The applicant has clearly put a lot of work into this application. He has stated his arguments clearly and courteously. His two principal points are however based on misunderstandings. As to the first, it was both lawful and appropriate for the judge to treat the October 2012 incident as an aggravating feature. To do so does not involve double punishment for the 2012 offence. Rather, it is the identification of a factor which significantly increases the seriousness of the later attempted murder, and so makes it appropriate to increase the sentence for that later offence.
As to the second point, it must be remembered that all cases are different. In the unrelated case which the applicant has put before us the judge appears to have been dealing with offenders who were significantly younger than this applicant and had not been convicted of attempted murder. Reference to the sentences imposed in that case therefore simply cannot assist this applicant to challenge his own sentence.
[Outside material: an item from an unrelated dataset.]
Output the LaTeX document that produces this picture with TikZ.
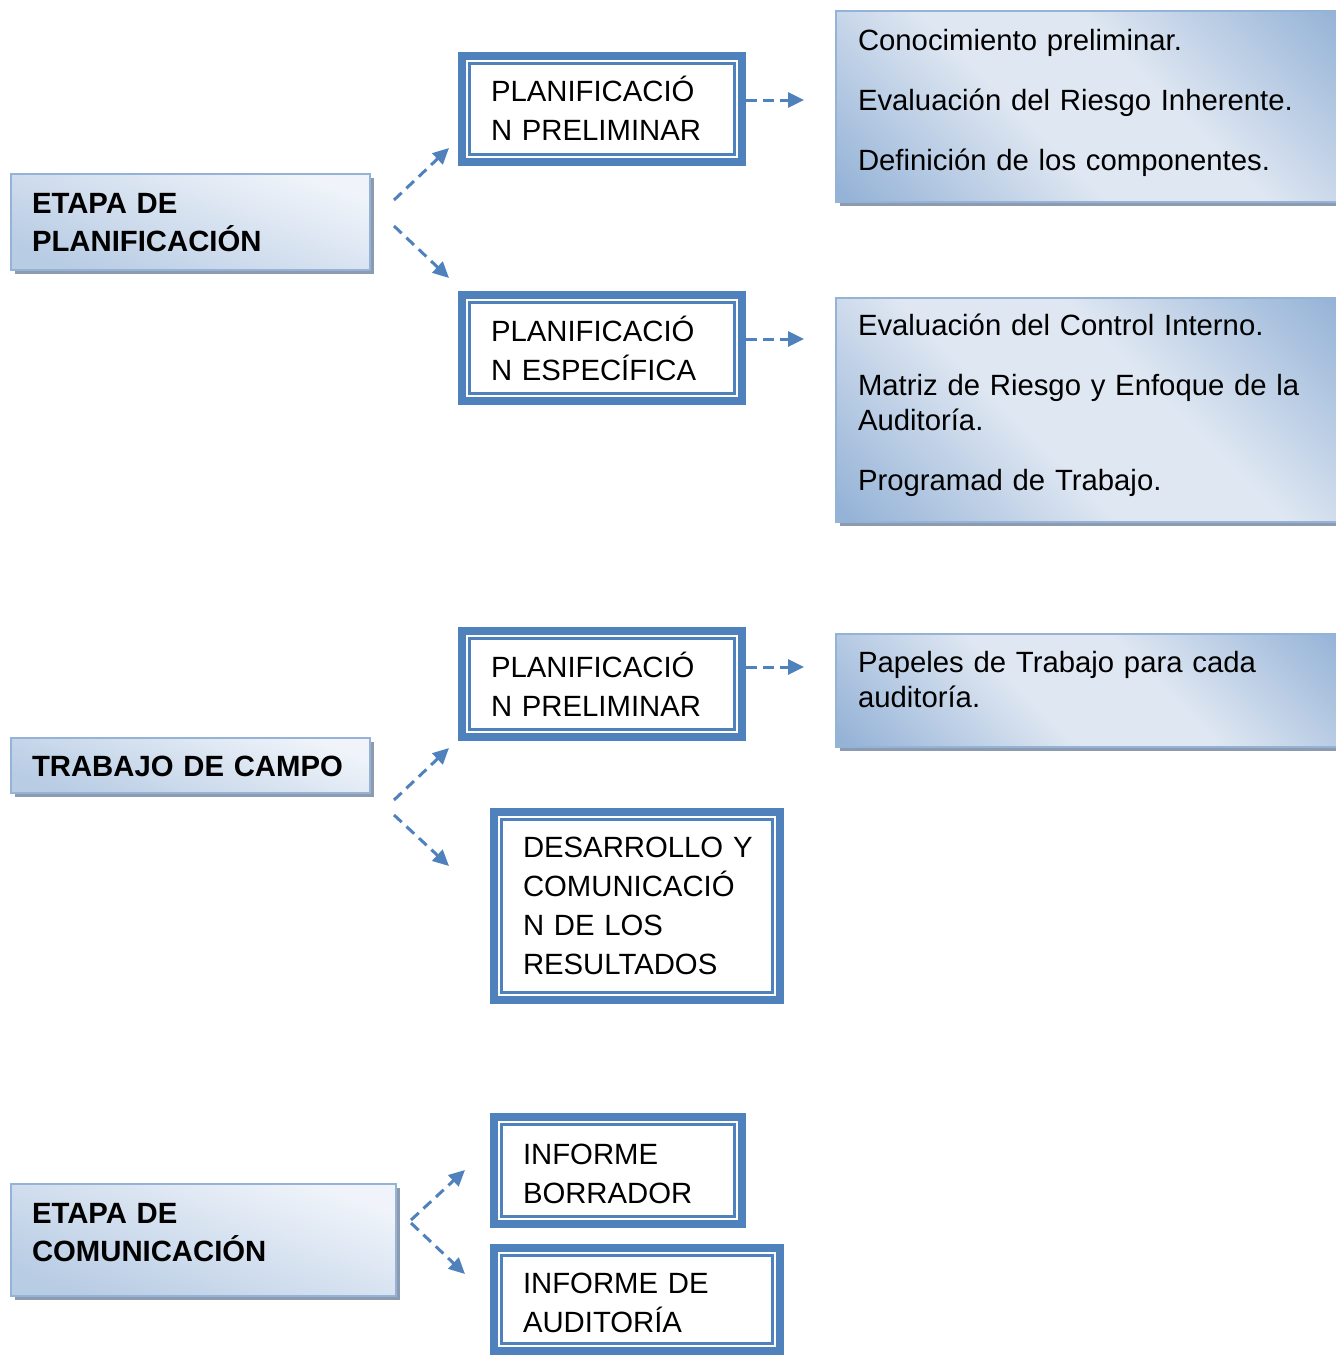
\documentclass[tikz,border=0pt]{standalone}
\usepackage{fontspec}
\setmainfont{Liberation Sans}
\usetikzlibrary{arrows.meta,shadows}

\definecolor{frameblue}{HTML}{4F81BD}
\definecolor{paleedge}{HTML}{95B3D7}
\definecolor{stagetop}{HTML}{F0F4FA}
\definecolor{stagebot}{HTML}{B8CCE4}
\definecolor{noteblue}{HTML}{95B3D7}
\definecolor{notelight}{HTML}{DFE7F2}
\definecolor{shadowgray}{HTML}{8C9BB0}

% diagonal fill of the detail boxes: blue corners, pale band through the middle
\pgfdeclarehorizontalshading{notefill}{100bp}{%
  color(0bp)=(noteblue); color(16bp)=(noteblue); color(42bp)=(notelight);
  color(58bp)=(notelight); color(84bp)=(noteblue); color(100bp)=(noteblue)}

\tikzset{
  every node/.style={inner sep=0pt, outer sep=0pt},
  boxshadow/.style={general shadow={fill=shadowgray, draw=none,
      shadow xshift=4pt, shadow yshift=-4pt}},
  stagebox/.style={anchor=north west, draw=paleedge, line width=2pt,
      top color=stagetop, bottom color=stagebot, shading angle=-20, boxshadow},
  framebox/.style={anchor=north west, draw=frameblue, line width=8pt, fill=white,
      path picture={\draw[frameblue, line width=2.8pt]
        ([shift={(7.2,7.2)}]path picture bounding box.north west) rectangle
        ([shift={(-7.2,-7.2)}]path picture bounding box.south east);}},
  notebox/.style={anchor=north west, draw=paleedge, line width=1.6pt,
      shade, shading=notefill, shading angle=45, boxshadow},
  stagetext/.style={anchor=base west, align=left, text width=360pt,
      font=\fontsize{29.3}{38.8}\selectfont\bfseries},
  frametext/.style={anchor=base west, align=left, text width=245pt,
      font=\fontsize{29.3}{39.3}\selectfont},
  notetext/.style={anchor=base west, align=left, text width=470pt,
      font=\fontsize{29.3}{35}\selectfont},
  flow/.style={frameblue, line width=3pt, dash pattern=on 10.5pt off 6.5pt,
      -{Triangle[length=16pt,width=15pt]}},
}

\begin{document}
\begin{tikzpicture}[x=1pt, y=-1pt]
\useasboundingbox (0,0) rectangle (1336,1355);

% ---- stages (left column)
\node[stagebox, minimum width=359pt, minimum height=96pt] (st1) at (11,174) {};
\node[stagetext] (st1t) at (32,213) {ETAPA DE\\PLANIFICACIÓN};

\node[stagebox, minimum width=359pt, minimum height=55pt] (st2) at (11,738) {};
\node[stagetext] (st2t) at (32,776) {TRABAJO DE CAMPO};

\node[stagebox, minimum width=385pt, minimum height=112pt] (st3) at (11,1184) {};
\node[stagetext] (st3t) at (32,1223) {ETAPA DE\\COMUNICACIÓN};

% ---- phases (double framed boxes)
\node[framebox, minimum width=280pt, minimum height=106pt] (ph1) at (462,56) {};
\node[frametext] (ph1t) at (491,101.5) {PLANIFICACIÓ\\N PRELIMINAR};

\node[framebox, minimum width=280pt, minimum height=106pt] (ph2) at (462,295) {};
\node[frametext] (ph2t) at (491,341) {PLANIFICACIÓ\\N ESPECÍFICA};

\node[framebox, minimum width=280pt, minimum height=106pt] (ph3) at (462,631) {};
\node[frametext] (ph3t) at (491,677) {PLANIFICACIÓ\\N PRELIMINAR};

\node[framebox, minimum width=286pt, minimum height=188pt] (ph4) at (494,812) {};
\node[frametext] (ph4t) at (523,857) {DESARROLLO~Y\\COMUNICACIÓ\\N DE LOS\\RESULTADOS};

\node[framebox, minimum width=248pt, minimum height=107pt] (ph5) at (494,1117) {};
\node[frametext] (ph5t) at (523,1164) {INFORME\\BORRADOR};

\node[framebox, minimum width=286pt, minimum height=103pt] (ph6) at (494,1248) {};
\node[frametext] (ph6t) at (523,1293) {INFORME DE\\AUDITORÍA};

% ---- details (right column, running off the page edge)
\node[notebox, minimum width=514pt, minimum height=191pt] (nt1) at (836,11) {};
\node[notetext] (nt1t) at (858,50)
  {Conocimiento preliminar.\\[25pt]Evaluación del Riesgo Inherente.\\[25pt]Definición de los componentes.};

\node[notebox, minimum width=514pt, minimum height=224pt] (nt2) at (836,298) {};
\node[notetext] (nt2t) at (858,335)
  {Evaluación del Control Interno.\\[25pt]Matriz de Riesgo y Enfoque de la\\Auditoría.\\[25pt]Programad de Trabajo.};

\node[notebox, minimum width=514pt, minimum height=113pt] (nt3) at (836,634) {};
\node[notetext] (nt3t) at (858,672) {Papeles de Trabajo para cada\\auditoría.};

% ---- connector end points
\coordinate (s1a) at (394,200);  \coordinate (e1a) at (449,148);
\coordinate (s1b) at (394,226);  \coordinate (e1b) at (449,278);
\coordinate (s2a) at (394,800);  \coordinate (e2a) at (449,748);
\coordinate (s2b) at (394,815);  \coordinate (e2b) at (449,866);
\coordinate (s3a) at (411,1220); \coordinate (e3a) at (465,1170);
\coordinate (s3b) at (411,1223); \coordinate (e3b) at (465,1274);
\coordinate (d1) at (804,100);
\coordinate (d2) at (804,339);
\coordinate (d3) at (804,667);

% ---- dashed connectors
\draw[flow] (s1a) -- (e1a);
\draw[flow] (s1b) -- (e1b);
\draw[flow] (s2a) -- (e2a);
\draw[flow] (s2b) -- (e2b);
\draw[flow] (s3a) -- (e3a);
\draw[flow] (s3b) -- (e3b);
\draw[flow] (ph1.east |- d1) ++(4,0) -- (d1);
\draw[flow] (ph2.east |- d2) ++(4,0) -- (d2);
\draw[flow] (ph3.east |- d3) ++(4,0) -- (d3);
\end{tikzpicture}
\end{document}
In those circumstances the fresh grounds of appeal which the applicant wishes to put forward would have no prospect of success even if he could surmount the high hurdle of justifying both the long delay and his wish to depart completely from the original grounds of appeal. It is therefore unnecessary to consider those aspects of the case in further detail because an appeal would, in any event, be doomed to failure. We should add that in fairness to the applicant, we have considered whether there is any point in his favour which may not have been apparent to him, acting as he is in person. We are however satisfied that the sentence of 19 years' imprisonment was neither wrong in principle nor manifestly excessive.
For those reasons the applications for an extension of time and for leave to appeal against sentence are refused.